**Instructions for the task**:
Begin with the first line of the material and copy each line word for word through the line that contains "4, shadowOffsetY: 3"; the pictures are left out.

**Material provided**:
-- start --

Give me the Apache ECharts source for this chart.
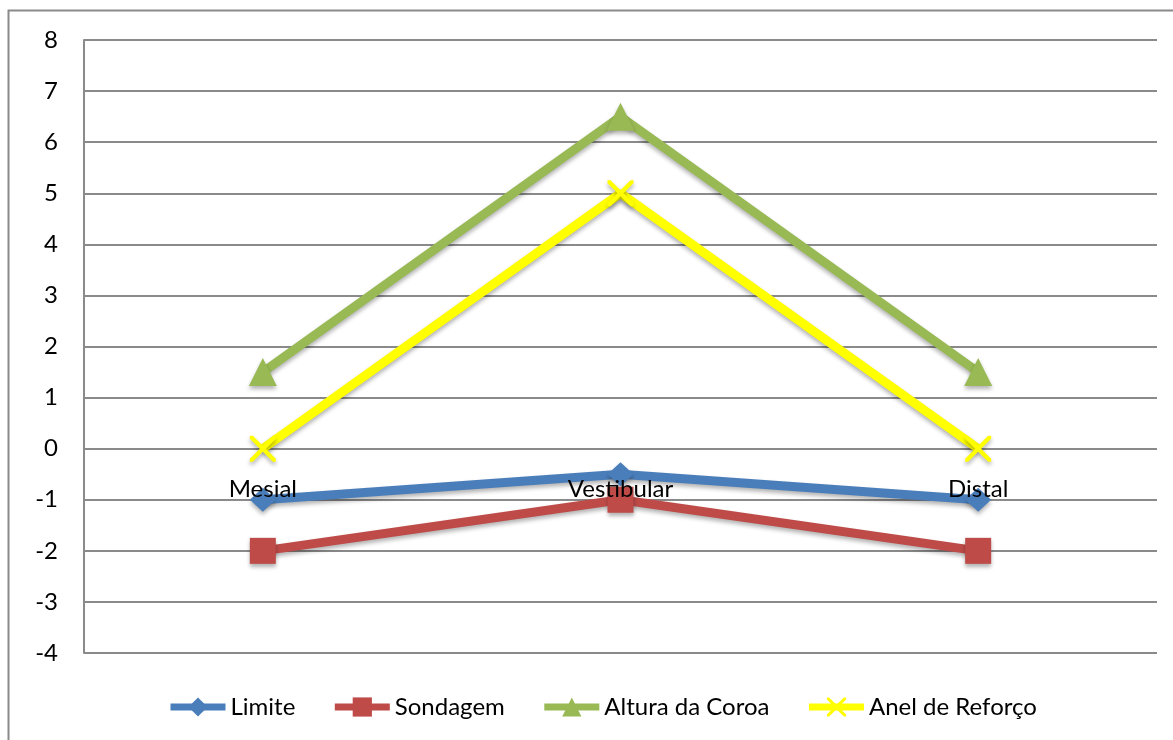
<!DOCTYPE html>
<html>
<head>
<meta charset="utf-8">
<script src="https://cdn.jsdelivr.net/npm/echarts@6/dist/echarts.min.js"></script>
<style>
  html, body { margin: 0; padding: 0; background: #fff; }
  #chart { width: 1173px; height: 740px; }
</style>
</head>
<body>
<div id="chart"></div>
<script>
// Categories and series values
const categories = ['Mesial', 'Vestibular', 'Distal'];
const limite = [-1, -0.5, -1];
const sondagem = [-2, -1, -2];
const alturaCoroa = [1.5, 6.5, 1.5];
const anelReforco = [0, 5, 0];

const FONT = 'Lato, "Open Sans", sans-serif';
const crossPath = 'path://M0,0 L3,0 L13,10 L23,0 L26,0 L26,3 L16,13 L26,23 L26,26 L23,26 L13,16 L3,26 L0,26 L0,23 L10,13 L0,3 Z';

const shadow = { shadowColor: 'rgba(0,0,0,0.3)', shadowBlur: 4, shadowOffsetY: 3 };

function makeSeries(name, data, color, symbol, size) {
  return {
    name: name,
    type: 'line',
    data: data,
    symbol: symbol,
    symbolSize: size,
    lineStyle: Object.assign({ color: color, width: 9 }, shadow),
    itemStyle: Object.assign({ color: color }, shadow),
    emphasis: { disabled: true },
    animation: false
  };
}

const chart = echarts.init(document.getElementById('chart'));
chart.setOption({
  backgroundColor: '#fff',
  graphic: [{
    type: 'rect',
    shape: { x: 8.5, y: 10.5, width: 1300, height: 900 },
    style: { fill: 'none', stroke: '#8a8a8a', lineWidth: 2 },
    silent: true, z: -1
  }],
  grid: { left: 84, right: 16, top: 40, bottom: 87 },
  legend: {
    left: 162,
    top: 690,
    itemWidth: 55,
    itemHeight: 24,
    itemGap: 36,
    lineStyle: { width: 7 },
    textStyle: { fontFamily: FONT, fontSize: 24, color: '#000' },
    data: ['Limite', 'Sondagem', 'Altura da Coroa', 'Anel de Reforço']
  },
  xAxis: {
    type: 'category',
    data: categories,
    boundaryGap: true,
    z: 10,
    offset: -204,
    axisLine: { show: false },
    axisTick: { show: false },
    axisLabel: { margin: 28, fontFamily: FONT, fontSize: 24, color: '#000' },
    splitLine: { show: false }
  },
  yAxis: {
    type: 'value',
    min: -4,
    max: 8,
    interval: 1,
    axisLine: { show: true, lineStyle: { color: '#8a8a8a', width: 2 } },
    axisTick: { show: false },
    axisLabel: { margin: 26, fontFamily: FONT, fontSize: 24, color: '#000' },
    splitLine: { show: true, lineStyle: { color: '#8a8a8a', width: 2 } }
  },
  series: [
    makeSeries('Limite', limite, '#4a7ebb', 'diamond', [26, 24]),
    makeSeries('Sondagem', sondagem, '#be4b48', 'rect', 26),
    makeSeries('Altura da Coroa', alturaCoroa, '#98b954', 'triangle', [28, 28]),
    makeSeries('Anel de Reforço', anelReforco, '#ffff00', crossPath, 26)
  ]
});
</script>
</body>
</html>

-- end --

**Output of the task**:
Give me the Apache ECharts source for this chart.
<!DOCTYPE html>
<html>
<head>
<meta charset="utf-8">
<script src="https://cdn.jsdelivr.net/npm/echarts@6/dist/echarts.min.js"></script>
<style>
  html, body { margin: 0; padding: 0; background: #fff; }
  #chart { width: 1173px; height: 740px; }
</style>
</head>
<body>
<div id="chart"></div>
<script>
// Categories and series values
const categories = ['Mesial', 'Vestibular', 'Distal'];
const limite = [-1, -0.5, -1];
const sondagem = [-2, -1, -2];
const alturaCoroa = [1.5, 6.5, 1.5];
const anelReforco = [0, 5, 0];

const FONT = 'Lato, "Open Sans", sans-serif';
const crossPath = 'path://M0,0 L3,0 L13,10 L23,0 L26,0 L26,3 L16,13 L26,23 L26,26 L23,26 L13,16 L3,26 L0,26 L0,23 L10,13 L0,3 Z';

const shadow = { shadowColor: 'rgba(0,0,0,0.3)', shadowBlur: 4, shadowOffsetY: 3 };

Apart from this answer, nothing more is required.